The data:
※

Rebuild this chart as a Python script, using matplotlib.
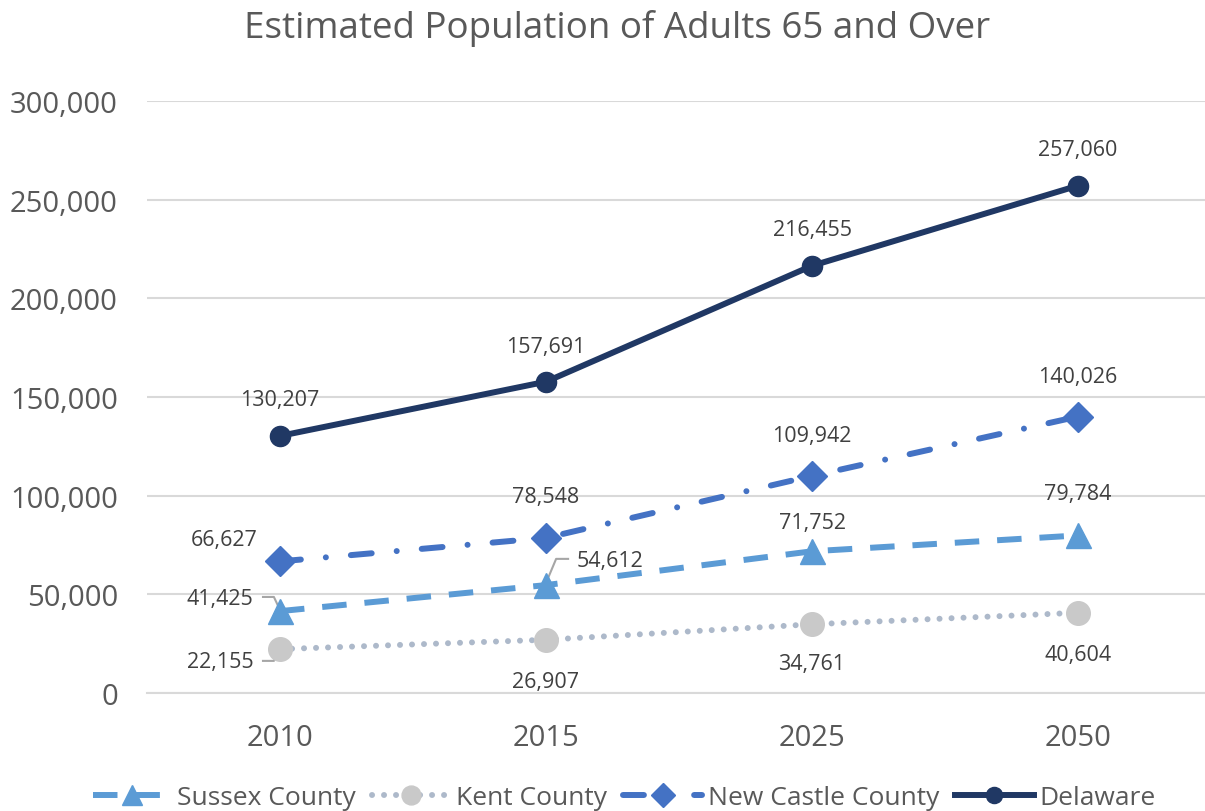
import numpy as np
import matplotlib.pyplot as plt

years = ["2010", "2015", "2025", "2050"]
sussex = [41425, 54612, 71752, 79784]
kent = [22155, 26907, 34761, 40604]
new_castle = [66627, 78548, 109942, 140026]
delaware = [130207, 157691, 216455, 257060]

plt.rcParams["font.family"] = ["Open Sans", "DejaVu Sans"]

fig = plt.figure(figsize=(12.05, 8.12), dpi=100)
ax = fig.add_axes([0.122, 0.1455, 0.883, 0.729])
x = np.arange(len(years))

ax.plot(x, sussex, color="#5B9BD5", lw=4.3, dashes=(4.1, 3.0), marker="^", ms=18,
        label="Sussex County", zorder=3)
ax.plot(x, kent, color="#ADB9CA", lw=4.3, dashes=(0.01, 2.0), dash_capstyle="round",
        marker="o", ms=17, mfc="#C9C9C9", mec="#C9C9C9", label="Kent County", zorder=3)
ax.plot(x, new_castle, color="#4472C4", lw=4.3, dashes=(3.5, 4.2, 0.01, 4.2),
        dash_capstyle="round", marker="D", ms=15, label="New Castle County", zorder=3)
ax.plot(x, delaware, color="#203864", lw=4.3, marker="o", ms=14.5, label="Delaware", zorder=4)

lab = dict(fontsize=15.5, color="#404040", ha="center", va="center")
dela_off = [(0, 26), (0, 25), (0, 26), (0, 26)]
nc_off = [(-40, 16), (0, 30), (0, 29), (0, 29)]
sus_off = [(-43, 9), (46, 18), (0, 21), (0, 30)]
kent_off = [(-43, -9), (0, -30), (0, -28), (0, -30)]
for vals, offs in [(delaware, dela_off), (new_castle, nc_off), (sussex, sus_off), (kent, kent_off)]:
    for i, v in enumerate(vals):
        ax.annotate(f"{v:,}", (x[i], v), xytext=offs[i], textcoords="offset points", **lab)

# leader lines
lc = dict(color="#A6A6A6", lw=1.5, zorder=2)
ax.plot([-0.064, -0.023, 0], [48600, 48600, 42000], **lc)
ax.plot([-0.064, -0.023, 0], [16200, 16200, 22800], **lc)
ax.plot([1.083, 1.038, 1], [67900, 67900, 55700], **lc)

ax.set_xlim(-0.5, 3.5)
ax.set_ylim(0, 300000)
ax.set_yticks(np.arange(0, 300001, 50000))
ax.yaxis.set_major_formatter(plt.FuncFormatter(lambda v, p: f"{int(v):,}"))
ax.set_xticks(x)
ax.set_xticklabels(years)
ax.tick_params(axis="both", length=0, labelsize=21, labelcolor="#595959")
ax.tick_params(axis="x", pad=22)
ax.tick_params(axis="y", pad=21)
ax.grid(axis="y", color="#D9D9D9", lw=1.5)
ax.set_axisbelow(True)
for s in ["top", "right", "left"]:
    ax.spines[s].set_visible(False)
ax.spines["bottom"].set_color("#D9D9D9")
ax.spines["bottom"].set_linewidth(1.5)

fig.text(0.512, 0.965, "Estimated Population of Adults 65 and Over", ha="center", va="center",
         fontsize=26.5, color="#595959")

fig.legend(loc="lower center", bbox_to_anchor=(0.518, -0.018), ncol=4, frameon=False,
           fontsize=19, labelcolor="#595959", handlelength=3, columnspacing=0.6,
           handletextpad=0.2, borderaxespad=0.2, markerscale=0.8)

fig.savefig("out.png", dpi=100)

※

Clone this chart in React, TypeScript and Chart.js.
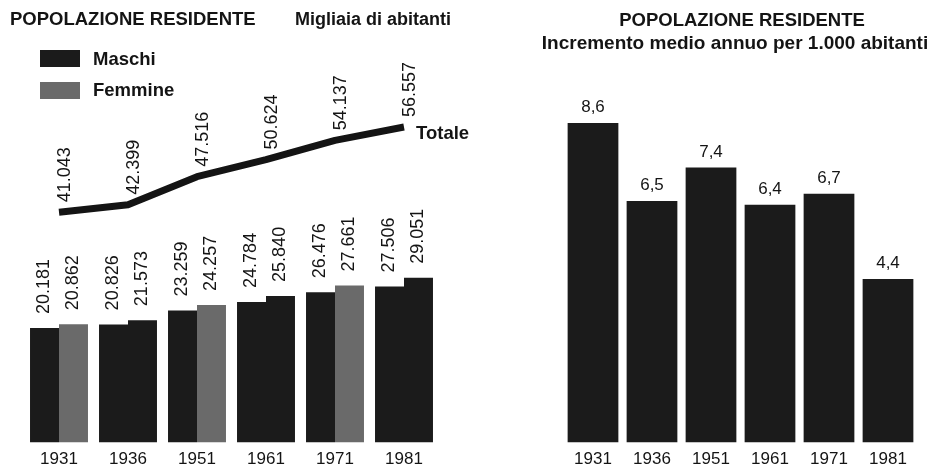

※

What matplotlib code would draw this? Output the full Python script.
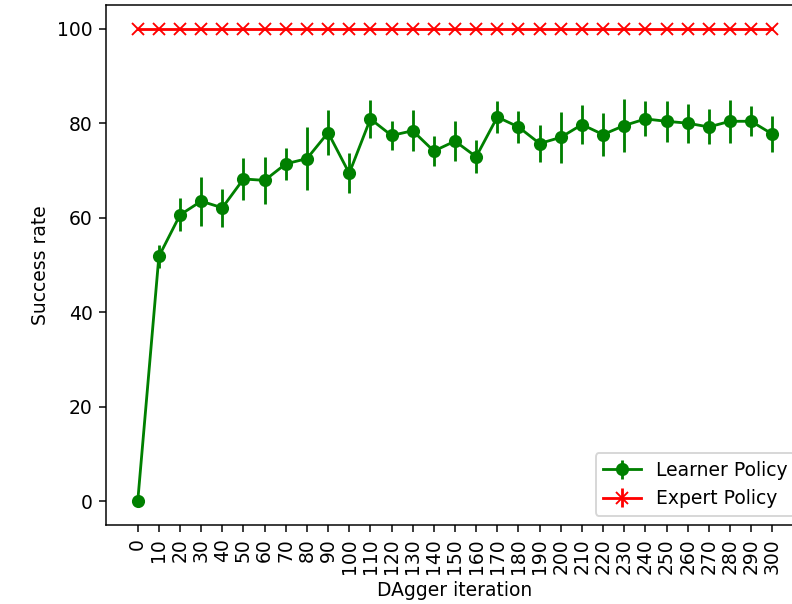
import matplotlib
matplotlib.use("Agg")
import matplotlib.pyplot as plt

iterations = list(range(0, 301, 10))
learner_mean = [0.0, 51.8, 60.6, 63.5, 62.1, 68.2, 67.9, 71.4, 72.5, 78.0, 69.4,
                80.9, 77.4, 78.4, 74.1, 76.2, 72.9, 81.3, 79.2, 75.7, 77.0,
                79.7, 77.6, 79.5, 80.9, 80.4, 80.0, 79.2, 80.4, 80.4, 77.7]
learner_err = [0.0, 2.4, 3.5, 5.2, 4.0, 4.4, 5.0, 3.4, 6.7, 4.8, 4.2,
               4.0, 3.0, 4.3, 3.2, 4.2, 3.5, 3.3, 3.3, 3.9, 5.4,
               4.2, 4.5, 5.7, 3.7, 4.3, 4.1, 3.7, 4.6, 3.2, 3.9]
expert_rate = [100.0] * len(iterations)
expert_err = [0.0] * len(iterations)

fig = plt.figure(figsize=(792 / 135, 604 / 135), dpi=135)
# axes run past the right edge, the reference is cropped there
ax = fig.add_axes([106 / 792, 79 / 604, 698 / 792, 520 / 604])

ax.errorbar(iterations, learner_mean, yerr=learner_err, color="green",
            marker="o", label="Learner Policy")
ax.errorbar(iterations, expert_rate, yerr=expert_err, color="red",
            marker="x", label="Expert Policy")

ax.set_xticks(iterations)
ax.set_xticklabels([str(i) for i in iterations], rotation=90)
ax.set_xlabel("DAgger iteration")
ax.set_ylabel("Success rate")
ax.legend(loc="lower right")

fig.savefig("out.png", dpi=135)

※

What's needed is an exact copy of the records above from the line containing "Rebuild this chart" down to the line containing "ax.plot([1.083, 1.038, 1], [67900, 67900, 55700], **lc)", both included, without any pictures.

Rebuild this chart as a Python script, using matplotlib.
import numpy as np
import matplotlib.pyplot as plt

years = ["2010", "2015", "2025", "2050"]
sussex = [41425, 54612, 71752, 79784]
kent = [22155, 26907, 34761, 40604]
new_castle = [66627, 78548, 109942, 140026]
delaware = [130207, 157691, 216455, 257060]

plt.rcParams["font.family"] = ["Open Sans", "DejaVu Sans"]

fig = plt.figure(figsize=(12.05, 8.12), dpi=100)
ax = fig.add_axes([0.122, 0.1455, 0.883, 0.729])
x = np.arange(len(years))

ax.plot(x, sussex, color="#5B9BD5", lw=4.3, dashes=(4.1, 3.0), marker="^", ms=18,
        label="Sussex County", zorder=3)
ax.plot(x, kent, color="#ADB9CA", lw=4.3, dashes=(0.01, 2.0), dash_capstyle="round",
        marker="o", ms=17, mfc="#C9C9C9", mec="#C9C9C9", label="Kent County", zorder=3)
ax.plot(x, new_castle, color="#4472C4", lw=4.3, dashes=(3.5, 4.2, 0.01, 4.2),
        dash_capstyle="round", marker="D", ms=15, label="New Castle County", zorder=3)
ax.plot(x, delaware, color="#203864", lw=4.3, marker="o", ms=14.5, label="Delaware", zorder=4)

lab = dict(fontsize=15.5, color="#404040", ha="center", va="center")
dela_off = [(0, 26), (0, 25), (0, 26), (0, 26)]
nc_off = [(-40, 16), (0, 30), (0, 29), (0, 29)]
sus_off = [(-43, 9), (46, 18), (0, 21), (0, 30)]
kent_off = [(-43, -9), (0, -30), (0, -28), (0, -30)]
for vals, offs in [(delaware, dela_off), (new_castle, nc_off), (sussex, sus_off), (kent, kent_off)]:
    for i, v in enumerate(vals):
        ax.annotate(f"{v:,}", (x[i], v), xytext=offs[i], textcoords="offset points", **lab)

# leader lines
lc = dict(color="#A6A6A6", lw=1.5, zorder=2)
ax.plot([-0.064, -0.023, 0], [48600, 48600, 42000], **lc)
ax.plot([-0.064, -0.023, 0], [16200, 16200, 22800], **lc)
ax.plot([1.083, 1.038, 1], [67900, 67900, 55700], **lc)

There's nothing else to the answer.